È più felice adesso che è dimagrita?
«Sono più felice perché ho avuto il coraggio di affrontare quello che stava diventando un problema grave e che io evitavo persino di riconoscere come tale. Però la mia negazione nasce anche dal fatto che ho sempre trovato atroce l’ossessione generale per il peso della gente. L’aspetto fisico non ha nulla a che vedere con quello che sei dentro. Il mio femminismo mi ha sempre fatto pensare “prima viene il mio cervello e poi tutto il resto”. Inoltre, mi dicevo, se non avessi tutto questo successo, avrei tempo di andare in palestra. Se non avessi tutto questo lavoro, mangerei cose sane e con calma. Ma erano tutte scuse».
L’anno del sì è servito a fare piazza pulita anche nel reparto rapporti umani. Ha scoperto di essere circondata da falsi amici, cosa prevedibile vista la sua posizione.
«Anche qui, non ero mica Pollyanna! Evidentemente queste relazioni erano funzionali, riempivano dei vuoti, mi facevano comodo perché l’immagine che io avevo di queste persone serviva a me».
Ha deciso di adottare la sua prima figlia dopo l’11 settembre 2001.
«Sì, è stato un momento di svolta, la sensazione che il mondo sarebbe andato a rotoli era palpabile, ho sentito un bisogno profondo di maternità, di dare spazio nella mia vita a qualcosa di davvero importante».
Una decisione che ha ripetuto una seconda volta. E poi una terza, attraverso una madre surrogata. In Italia c’è un enorme dibattito sul tema, non sto a spiegarle i dettagli. Mi dica solo che esperienza è stata per lei, rispetto all’adozione.
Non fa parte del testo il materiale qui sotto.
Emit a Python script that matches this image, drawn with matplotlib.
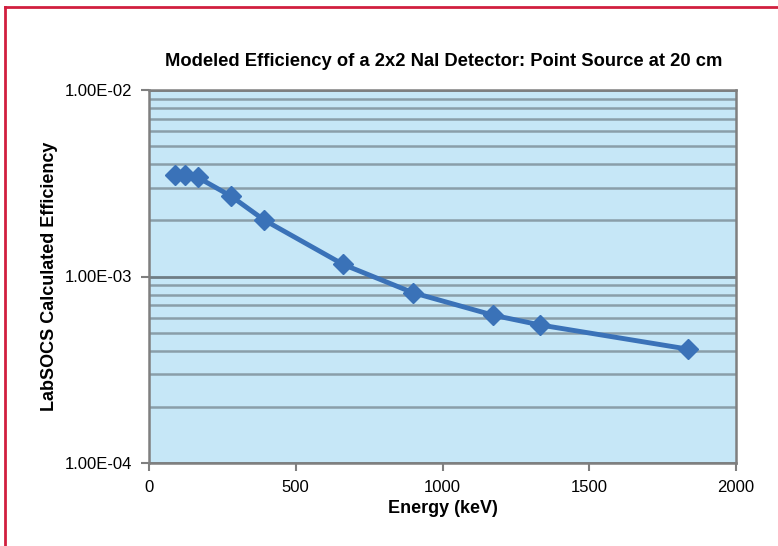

«Il modo in cui un bambino entra in una famiglia non fa alcuna differenza».
Prima di Grey’s Anatomy, ha scritto anche per il cinema. Vorrebbe tornare a farlo?
«Mah. Il cinema è diventato un’industria basata sulla paura. Se non incassi 100 milioni di dollari in due giorni, sei morto. Quindi si ripetono sempre le stesse storie. Esclusa una minuscola fetta di cinema indipendente, la creatività è costretta ad adeguarsi a questo tipo di paure».
L’anno del sì nasce come un esperimento a tempo determinato. E adesso?
«Continua. Sono convinta di avere cambiato la mia vita per sempre».